Relatively dovish comments from RBA chief Philip Lowe, the RBA monetary policy statement and RBA interest rate decision also weighed on prices.

The RBA once again said that an appreciating currency would dampen the outlook for domestic growth and inflation. The central bank also trimmed its unemployment forecasts slightly out to mid-2019 (now 5.25% rather than 5.5%), but kept its forecast for underlying inflation just about unchanged, expecting core consumer price growth of 2% by the end of 2019. The RBA also noted modest improvements in household consumption and a sunny outlook for business investment.

The RBA also said that growth is expected to remain reasonably upbeat by developed-market standards. Gross Domestic Product gains of 3.2% are still forecast this year and next. December loan levels also fell 2.3% versus an expected 1% slip.

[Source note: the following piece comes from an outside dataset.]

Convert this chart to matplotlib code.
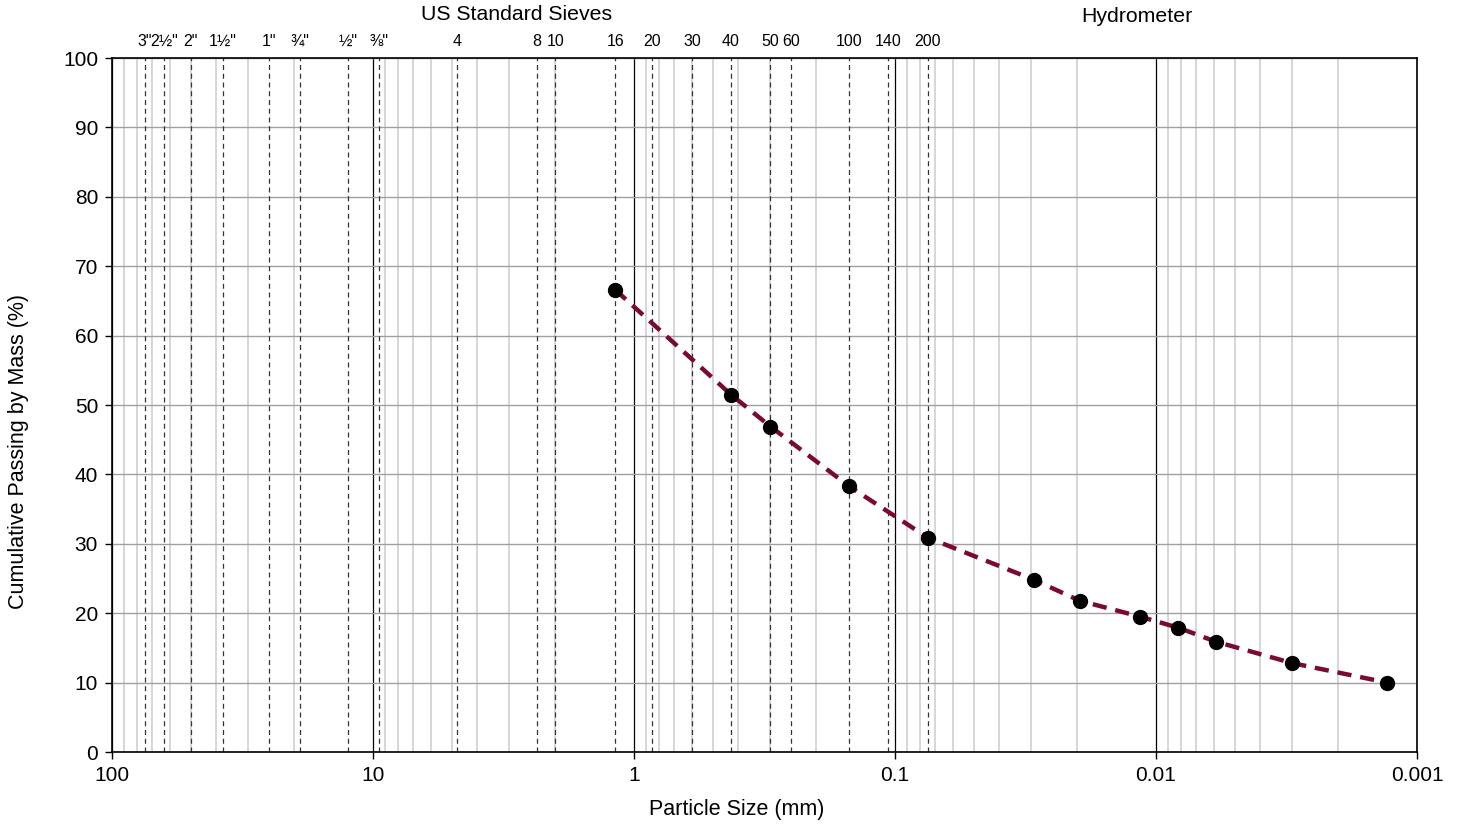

Earlier in the week, the RBA left its benchmark interest rate at a record low of 1.50% this month, as widely expected. Traders think the next move when it comes will be a rate increase, but they don’t expect it until the end of this year at the earliest according to futures market pricing.

Weekly NZD/USD

New Zealand Dollar

The Reserve Bank of New Zealand held its official cash rate steady at 1.75 percent saying monetary policy will “remain accommodative for a considerable period.”

Acting Reserve Governor Grant Spencer kept the official cash rate unchanged at 1.75 percent and continued to signal rates would not lift until the latter half of next year at the earliest due to the lack of inflationary pressure.

“Monetary policy will remain accommodative for a considerable period,” Spencer said in a statement. “Numerous uncertainties remain and policy may need to adjust accordingly.”

The Reserve Bank now sees annual inflation at 1.1 percent in the March quarter versus a prior forecast of 1.5 percent. It does not expect inflation to remain to the mid-point of its 1 percent-to-3 percent target band until September 2020 versus a prior forecast of June 2018.

Forecast

The major events out of New Zealand this week will be the quarterly Inflation Expectations and Business NZ Manufacturing Index.

Australia will feature the Employment Change and Unemployment Rate reports as well as a speech by RBA Governor Philip Lowe.

The major U.S. reports this week that should influence the price action are consumer inflation, retail sales, producer inflation and building permits.

On February 14, traders will get the opportunity to react to the monthly CPI report. Consumer inflation is expected to rise 0.3%. Core CPI is expected to come in 0.2% higher.

Retail Sales are expected to rise 0.5%. Core Retail Sales are called 0.2% higher.

Producer Inflation (PPI) is expected to rise 0.4%. Building Permits are forecast at 1.31M, slightly above the previous 1.30M.

Stronger-than-expected U.S. consumer inflation data will likely be bearish for the AUD/USD and NZD/USD because it will signal that inflation is rising and that the Fed may have to raise interest rates more aggressively this year.